III.   When one partner resists all means of reconciliation and refuses to maintain a monogamous, cohabitant relationship (through unrepentant sexual sin or desertion), then the faithful spouse cannot fulfill his or her covenant obligations and is released from the moral responsibility to do so (Jer. 3:6‑10; Matt. 5:32; 1 Cor. 7:15). When that marriage bond is severed through divorce (Deut. 24:1-4, 1 Cor. 7:11), the faithful spouse is then free to marry another Christian (1 Cor. 7:8‑9, 27‑28).

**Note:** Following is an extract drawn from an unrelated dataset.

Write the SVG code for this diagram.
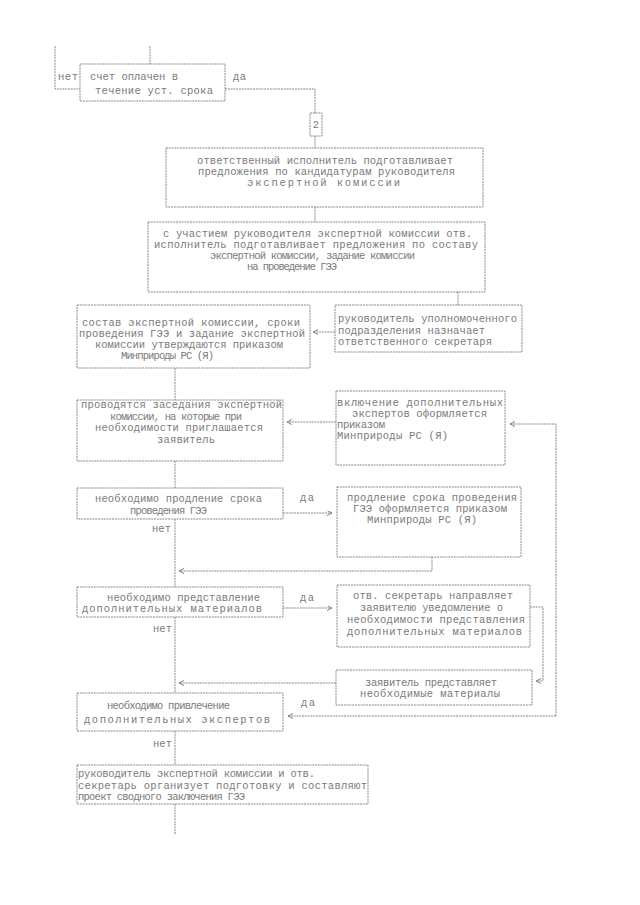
<svg xmlns="http://www.w3.org/2000/svg" width="640" height="905" viewBox="0 0 640 905">
<defs>
<marker id="ah" markerUnits="userSpaceOnUse" markerWidth="8" markerHeight="8" refX="5" refY="2.5" orient="auto">
<path d="M0,0 L5,2.5 L0,5" fill="none" stroke="#808080" stroke-width="1"/>
</marker>
<style>
rect{fill:none;stroke:#8a8a8a;stroke-width:1;stroke-dasharray:2 0.8}
text{font-family:"Liberation Mono","DejaVu Sans Mono",monospace;font-size:10.5px;fill:#7a7a7a}
.c line,.c polyline{fill:none;stroke:#8a8a8a;stroke-width:1;stroke-dasharray:2 0.8}
.a{marker-end:url(#ah)}
</style>
</defs>
<rect x="0" y="0" width="640" height="905" style="fill:#ffffff;stroke:none"/>
<g class="c" id="connectors">
<polyline points="55,46 55,89 80,89"/>
<line x1="150" y1="46" x2="150" y2="64"/>
<polyline points="225,89 315,89 315,113"/>
<line x1="315" y1="136" x2="315" y2="148"/>
<line x1="315" y1="207" x2="315" y2="222"/>
<line x1="458" y1="292" x2="458" y2="305"/>
<line class="a" x1="335" y1="332" x2="313" y2="332"/>
<line x1="175" y1="368" x2="175" y2="400"/>
<line class="a" x1="336" y1="422" x2="287" y2="422"/>
<line x1="175" y1="461" x2="175" y2="488"/>
<line class="a" x1="283" y1="513" x2="332" y2="513"/>
<line x1="175" y1="519" x2="175" y2="587"/>
<polyline class="a" points="432,557 432,571 179,571"/>
<line class="a" x1="283" y1="608" x2="332" y2="608"/>
<polyline class="a" points="530,607 543,607 543,681 536,681"/>
<line x1="175" y1="617" x2="175" y2="693"/>
<line class="a" x1="336" y1="683" x2="179" y2="683"/>
<polyline class="a" points="556,716 556,424 510,424"/>
<line class="a" x1="556" y1="716" x2="288" y2="716"/>
<line x1="175" y1="731" x2="175" y2="765"/>
<line x1="175" y1="804" x2="175" y2="835"/>
</g>
<g id="labels">
<text x="58" y="80" textLength="20">нет</text>
<text x="233" y="80" textLength="13">да</text>
<text x="300" y="501" textLength="14">да</text>
<text x="152" y="532" textLength="19">нет</text>
<text x="300" y="601" textLength="14">да</text>
<text x="153" y="632" textLength="19">нет</text>
<text x="301" y="706" textLength="14">да</text>
<text x="153" y="747" textLength="19">нет</text>
</g>
<g id="n1">
<rect x="80" y="64" width="145" height="37"/>
<text x="90" y="80" textLength="88">счет оплачен в</text>
<text x="95" y="94" textLength="118">течение уст. срока</text>
</g>
<g id="n2">
<rect x="310" y="113" width="12" height="23"/>
<text x="316" y="128" text-anchor="middle">2</text>
</g>
<g id="n3">
<rect x="166" y="148" width="317" height="59"/>
<text x="197" y="164" textLength="256">ответственный исполнитель подготавливает</text>
<text x="198" y="175" textLength="257">предложения по кандидатурам руководителя</text>
<text x="247" y="186" textLength="153">экспертной комиссии</text>
</g>
<g id="n4">
<rect x="148" y="222" width="337" height="70"/>
<text x="163" y="237" textLength="309">с участием руководителя экспертной комиссии отв.</text>
<text x="154" y="248" textLength="324">исполнитель подготавливает предложения по составу</text>
<text x="210" y="259" textLength="205">экспертной комиссии, задание комиссии</text>
<text x="247" y="270" textLength="90">на проведение ГЭЭ</text>
</g>
<g id="n5">
<rect x="335" y="305" width="187" height="47"/>
<text x="338" y="322" textLength="179">руководитель уполномоченного</text>
<text x="338" y="334" textLength="147">подразделения назначает</text>
<text x="338" y="345" textLength="154">ответственного секретаря</text>
</g>
<g id="n6">
<rect x="77" y="305" width="233" height="63"/>
<text x="82" y="326" textLength="218">состав экспертной комиссии, сроки</text>
<text x="79" y="337" textLength="226">проведения ГЭЭ и задание экспертной</text>
<text x="95" y="348" textLength="188">комиссии утверждаются приказом</text>
<text x="121" y="359" textLength="93">Минприроды РС (Я)</text>
</g>
<g id="n7">
<rect x="77" y="400" width="206" height="61"/>
<text x="81" y="408" textLength="201">проводятся заседания экспертной</text>
<text x="110" y="420" textLength="132">комиссии, на которые при</text>
<text x="95" y="431" textLength="168">необходимости приглашается</text>
<text x="157" y="443" textLength="58">заявитель</text>
</g>
<g id="n8">
<rect x="336" y="391" width="169" height="74"/>
<text x="337" y="406" textLength="166">включение дополнительных</text>
<text x="352" y="417" textLength="135">экспертов оформляется</text>
<text x="337" y="428" textLength="48">приказом</text>
<text x="337" y="439" textLength="111">Минприроды РС (Я)</text>
</g>
<g id="n9">
<rect x="77" y="488" width="206" height="31"/>
<text x="95" y="502" textLength="167">необходимо продление срока</text>
<text x="130" y="514" textLength="77">проведения ГЭЭ</text>
</g>
<g id="n10">
<rect x="337" y="487" width="184" height="70"/>
<text x="347" y="501" textLength="170">продление срока проведения</text>
<text x="353" y="512" textLength="154">ГЭЭ оформляется приказом</text>
<text x="367" y="523" textLength="110">Минприроды РС (Я)</text>
</g>
<g id="n11">
<rect x="77" y="587" width="206" height="30"/>
<text x="107" y="601" textLength="153">необходимо представление</text>
<text x="82" y="612" textLength="180">дополнительных материалов</text>
</g>
<g id="n12">
<rect x="337" y="585" width="193" height="62"/>
<text x="353" y="599" textLength="160">отв. секретарь направляет</text>
<text x="360" y="611" textLength="143">заявителю уведомление о</text>
<text x="347" y="623" textLength="178">необходимости представления</text>
<text x="347" y="635" textLength="175">дополнительных материалов</text>
</g>
<g id="n13">
<rect x="336" y="670" width="196" height="35"/>
<text x="365" y="686" textLength="132">заявитель представляет</text>
<text x="360" y="697" textLength="140">необходимые материалы</text>
</g>
<g id="n14">
<rect x="77" y="693" width="206" height="38"/>
<text x="107" y="709" textLength="123">необходимо привлечение</text>
<text x="84" y="723" textLength="186">дополнительных экспертов</text>
</g>
<g id="n15">
<rect x="77" y="765" width="291" height="39"/>
<text x="78" y="777" textLength="237">руководитель экспертной комиссии и отв.</text>
<text x="78" y="789" textLength="289">секретарь организует подготовку и составляют</text>
<text x="78" y="800" textLength="167">проект сводного заключения ГЭЭ</text>
</g>
</svg>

IV.   Criminal physical abuse often falls into the category of “desertion” (1 Cor. 7:15) because unrepentant abusers prove that they do not want to live with their spouses. Such abuse should be reported to the police as well as the church (Rom. 13:1-5, Matt. 18:15-17) and an initial separation should occur for the safety of the victim (Prov. 22:3, 27:12). If abusive partners do not repent and change significantly, they should be treated as unbelievers who don't really want to live with their partners, because legal and/or safety considerations would keep the abused partners from returning to the home.

V.   Believers who have been divorced prior to their identification with Christ and the church, and cannot be reconciled because their former spouse is an unbeliever or is remarried, are free to remain single or marry another believer (1 Cor. 7:20, 24, 27; 2 Cor. 5:16‑17).

VI.   In cases where an unbiblical divorce has taken place in a single person's past, the leaders of the church should help that person to repent and "unscramble the egg" according to biblical principles (Heb. 13:17; Matt. 18:18). If true repentance has taken place and reconciliation is not possible with the former spouse, then the forgiven believer could pursue another relationship under the oversight of his or her spiritual authorities (1 Cor. 7:27-28, 36-39; 1 Tim. 5:11-14). 

VII.   In cases where believers have been divorced and remarried unbiblically, the answer is confession and repentance (Prov. 28:13; 1 John 1:8-9) and then continuing in their current marriage according to biblical principles (Eph. 5:21-33), because they are now bound to the obligations of the covenant made with the new spouse (Deut. 24:1-4; 1 Cor. 7:17-24).